If I may get on a soapbox for a minute, the most important gift giving is not making sure our loved ones have the latest consumer goods they’ve asked for. It is supporting any number of charities that likely use the holidays as their prime fundraising time.

For example, the Salvation Army. Things aren’t so rosy for them at the moment.

As of Dec. 15, the charitable organization had only met 34 percent of their yearly goal. The Salvation Army said part of the dip may be due to “slow delivery of mail by the post office,” but there’s no denying the drop in donations.

The shortfall will be felt across the region.

This year alone, the Salvation Army has provided over 139,000 meals to the homeless and given 43,000 metro Atlanta families financial assistance for food and shelter.

Next year’s need is expected to be even greater.

If you also have a spare $1600 coin, feel free to drop it in a collection bucket.

Most of us likely won’t be able to make such donations, I’d assume.

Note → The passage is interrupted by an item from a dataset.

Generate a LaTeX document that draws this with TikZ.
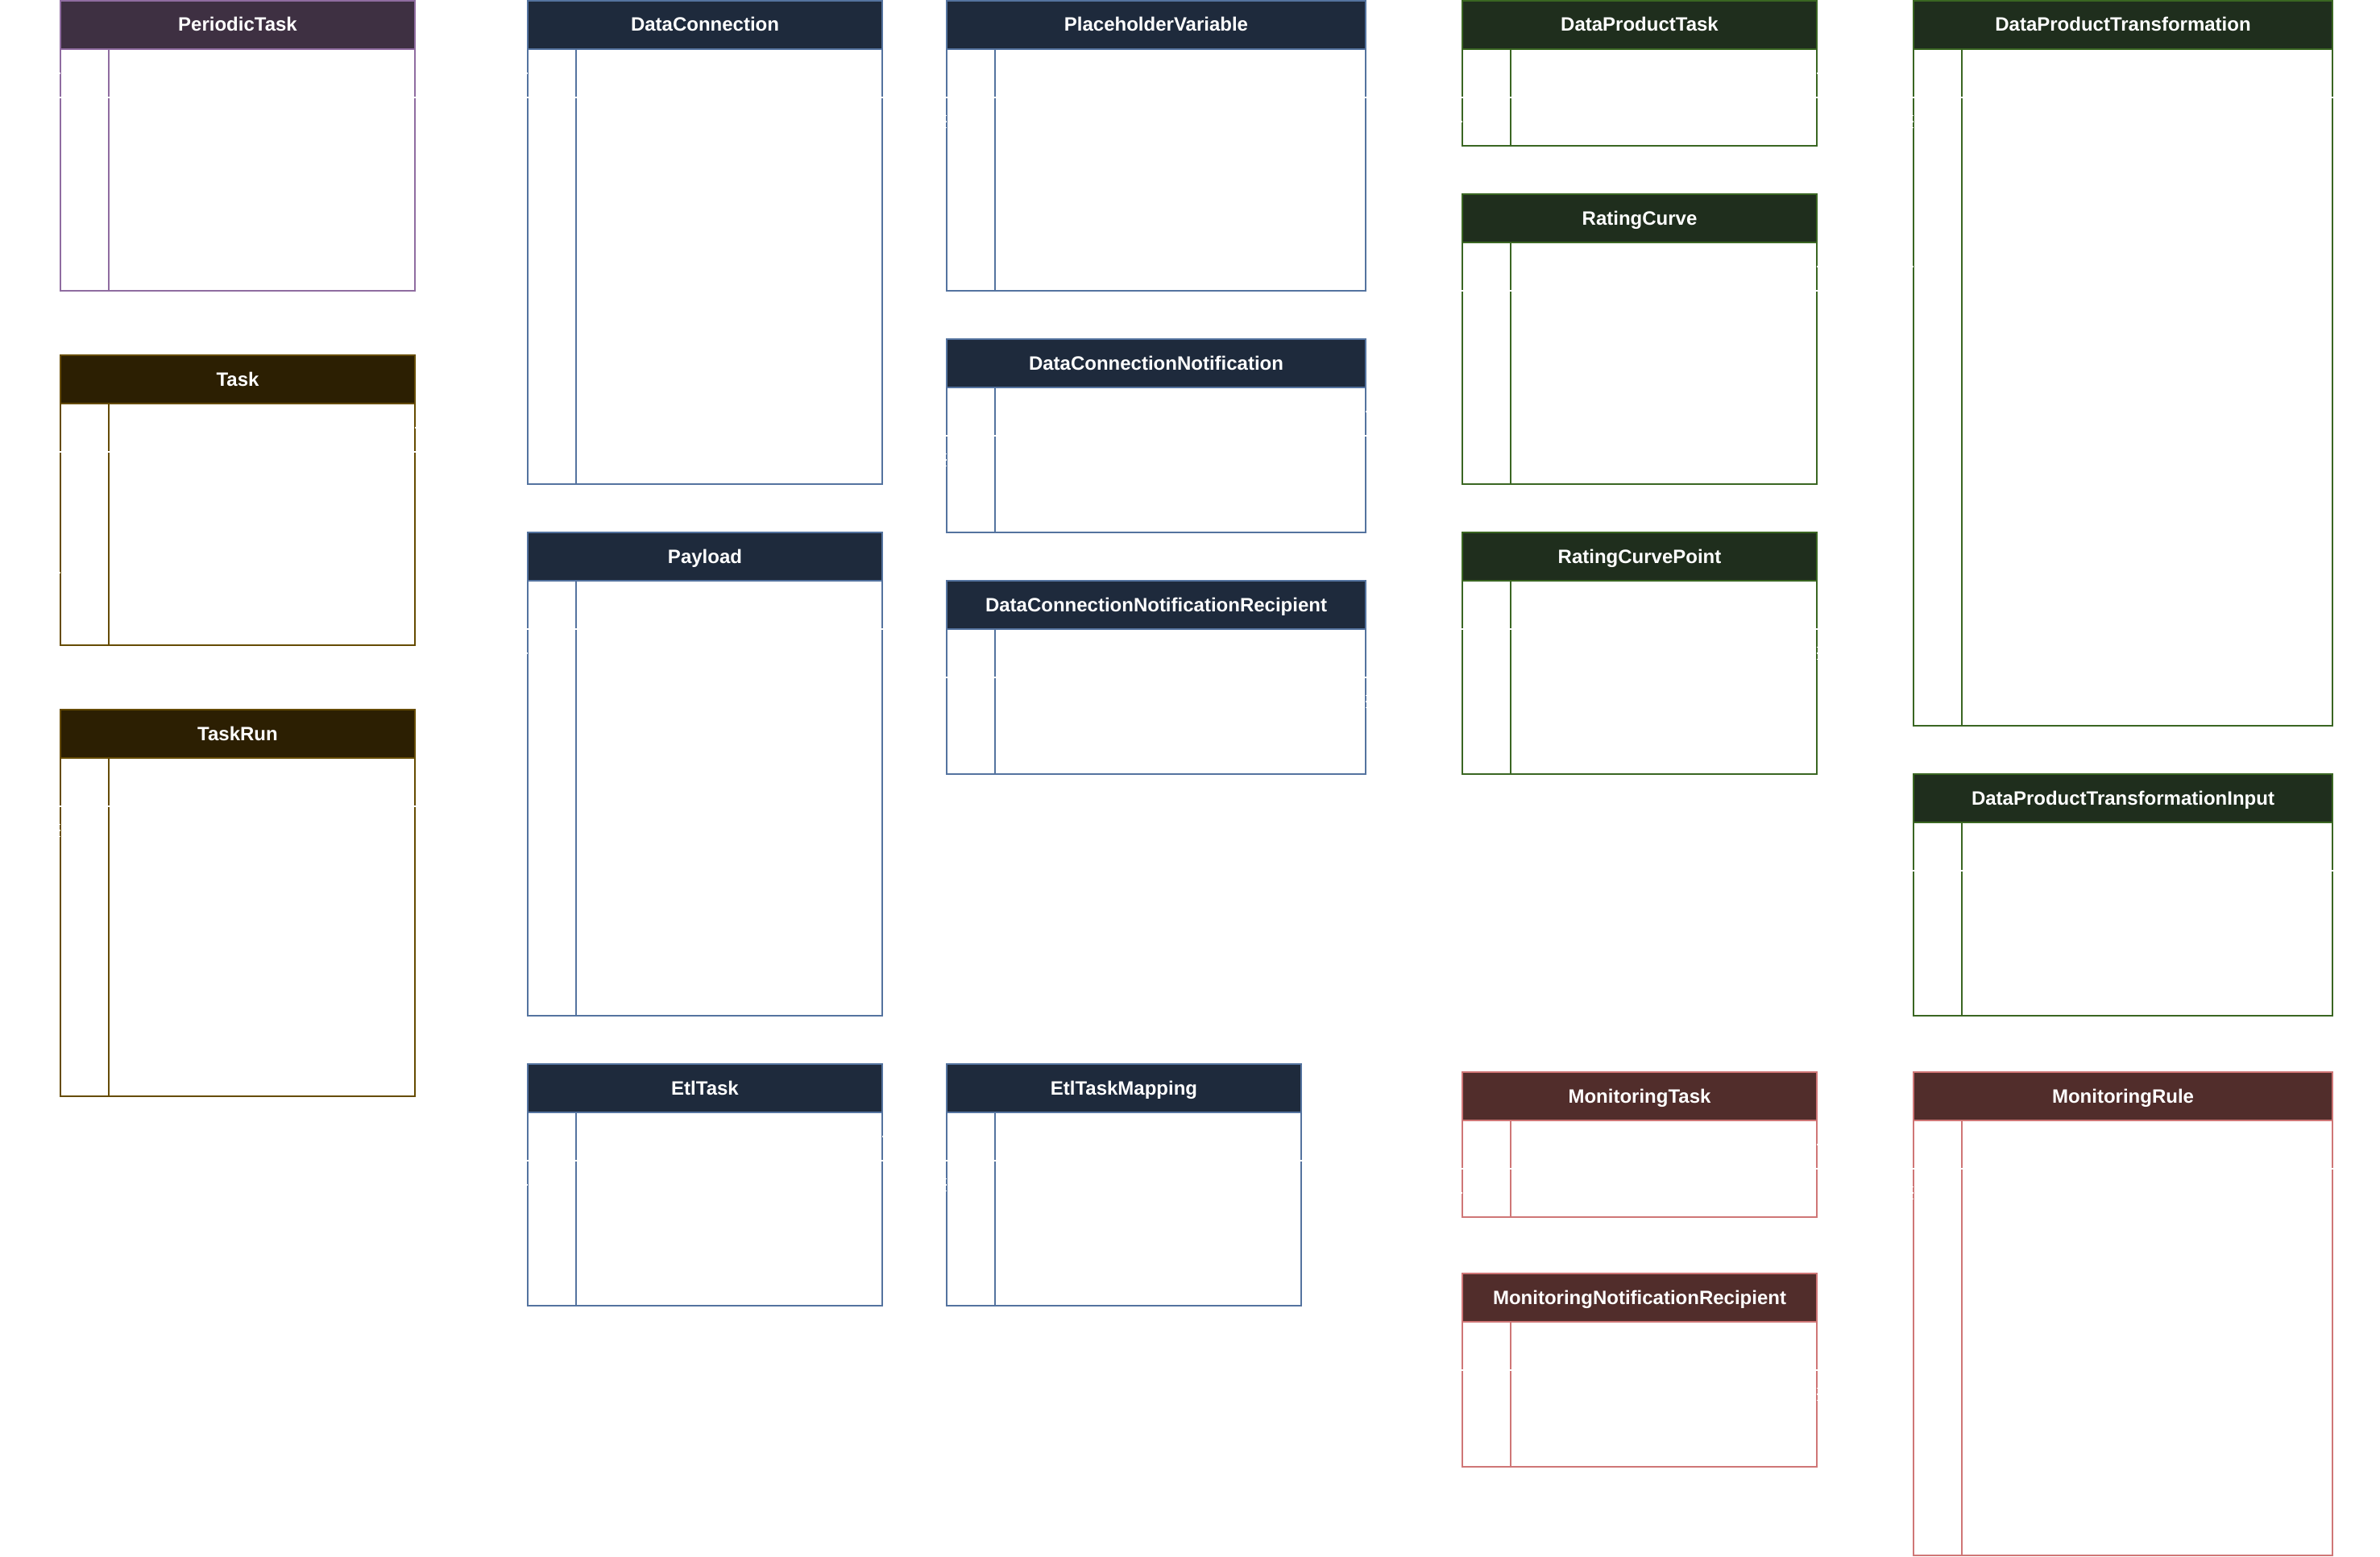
\documentclass[tikz,border=0pt]{standalone}
\usepackage{fontspec}
\setmainfont{Liberation Sans}
\definecolor{purpleBd}{HTML}{8F6CA0}\definecolor{purpleHd}{HTML}{3E3042}
\definecolor{blueBd}{HTML}{54739F}\definecolor{blueHd}{HTML}{1E2A3C}
\definecolor{yellowBd}{HTML}{654B00}\definecolor{yellowHd}{HTML}{2C1F02}
\definecolor{greenBd}{HTML}{3A6622}\definecolor{greenHd}{HTML}{1F2E1D}
\definecolor{redBd}{HTML}{CF7676}\definecolor{redHd}{HTML}{512D2B}
\tikzset{
  x=1pt,y=-1pt,
  erbase/.style={rectangle,inner sep=0pt,outer sep=0pt,line width=2.5pt,anchor=north west},
  hdrbox/.style={erbase,minimum height=60pt,text=white,
    font=\fontsize{24}{28}\selectfont\bfseries,text height=19pt,text depth=3pt},
  bodybox/.style={erbase,fill=white},
  keyline/.style={line width=2.5pt},
  rowgap/.style={draw=white,line width=2pt},
  nick/.style={draw=white,line width=2pt},
  finenick/.style={draw=white,line width=1.2pt},
}
% id, x, top, width, body height, title, theme
\newcommand{\erbox}[7]{%
  \node[hdrbox,draw=#7Bd,fill=#7Hd,minimum width=#4pt] (#1h) at (#2,#3) {#6};
  \node[bodybox,draw=#7Bd,minimum width=#4pt,minimum height=#5pt] (#1b) at (#1h.south west) {};
  \draw[keyline,draw=#7Bd] ([xshift=60pt]#1b.north west) -- ([xshift=60pt]#1b.south west);
  \draw[rowgap] ([shift={(-1.5pt,-60pt)}]#1b.north west) -- ([shift={(1.5pt,-60pt)}]#1b.north east);
}
% single notch on outer half of a border: node id, row-centre offset
\newcommand{\nickL}[2]{\draw[nick] ([yshift=-#2pt]#1b.north west) -- ++(-1.3pt,0);}
\newcommand{\nickR}[2]{\draw[nick] ([yshift=-#2pt]#1b.north east) -- ++(1.3pt,0);}
\newcommand{\tripL}[1]{\foreach \d in {82.5,90,97.5}{\draw[finenick] ([yshift=-\d pt]#1b.north west) -- ++(-1.3pt,0);}}
\newcommand{\tripR}[1]{\foreach \d in {82.5,90,97.5}{\draw[finenick] ([yshift=-\d pt]#1b.north east) -- ++(1.3pt,0);}}
\begin{document}
\begin{tikzpicture}
\useasboundingbox[fill=white] (0,0) rectangle (2954,1932);
% column 1
\erbox{pt}{75}{1}{440}{300}{PeriodicTask}{purple}
\erbox{tk}{75}{441}{440}{300}{Task}{yellow}
\erbox{tr}{75}{881}{440}{420}{TaskRun}{yellow}
% column 2
\erbox{dc}{655}{1}{440}{540}{DataConnection}{blue}
\erbox{pl}{655}{661}{440}{540}{Payload}{blue}
\erbox{et}{655}{1321}{440}{240}{EtlTask}{blue}
% column 3
\erbox{pv}{1175}{1}{520}{300}{PlaceholderVariable}{blue}
\erbox{dn}{1175}{421}{520}{180}{DataConnectionNotification}{blue}
\erbox{dr}{1175}{721}{520}{180}{DataConnectionNotificationRecipient}{blue}
\erbox{em}{1175}{1321}{440}{240}{EtlTaskMapping}{blue}
% column 4
\erbox{dp}{1815}{1}{440}{120}{DataProductTask}{green}
\erbox{rc}{1815}{241}{440}{300}{RatingCurve}{green}
\erbox{rp}{1815}{661}{440}{240}{RatingCurvePoint}{green}
\erbox{mt}{1815}{1331}{440}{120}{MonitoringTask}{red}
\erbox{mn}{1815}{1581}{440}{180}{MonitoringNotificationRecipient}{red}
% column 5
\erbox{dt}{2375}{1}{520}{840}{DataProductTransformation}{green}
\erbox{di}{2375}{961}{520}{240}{DataProductTransformationInput}{green}
\erbox{mr}{2375}{1331}{520}{540}{MonitoringRule}{red}
% small notches left in the borders
\nickL{pt}{30}
\nickR{tk}{30}\nickL{tk}{210}
\tripL{tr}
\nickL{dc}{30}
\nickL{pl}{90}
\nickR{et}{30}\nickL{et}{90}
\tripL{pv}
\nickR{dn}{30}\tripL{dn}
\tripR{dr}
\tripL{em}
\nickR{dp}{30}\nickL{dp}{90}
\nickR{rc}{30}
\tripR{rp}
\nickR{mt}{30}\nickL{mt}{90}
\tripR{mn}
\tripL{dt}\nickL{dt}{270}
\tripL{mr}
\end{tikzpicture}
\end{document}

For our readership going to Mass on Christmas, Catholic Charities has their annual second collection. Most of the money raised in Atlanta will stay within the archdiocese. Catholic Charities is the largest non-governmental service provider in the United States. You really can’t devote more to programs than they do. Here’s a small story of what they’ve done here lately.

So please, give what you can, wherever you can, to whomever you can. With our ongoing economic malaise, any help will be even more meaningful.

Merry Christmas, Happy Hanukkah, Happy Holidays, and have a Good New Year.


  1. Harry says:

    For anyone considering donating where the money does the most good, Salvation Army executive officers receive compensation of only 1 – 2% of compensation levels received by the officers of Goodwill etc.

  2. Rick Day says:

    Oh right I am sure the hurt SA is taking is due to the overall stinginess of American’s.

    It certainly can’t be the boycott of their evil christian ways, now could it?

    To which, typically, christians react in a christ like manner, screaming like they got nails in the hands:

    I never really have like the SA as a charity. I find it kind of offensive that LGBT’s can claim an active boycott, but the majority (according to the OP) of us straight ‘Merkunz can’t claim credit.

    I’d rather give to a charity like Kiva, even with it’s admitted overhead, than anything that perpetuates dangerous myths or forces compliance with ancient rituals as a condition of ‘assistance’. Especially a cult that control mass voting segments of my country.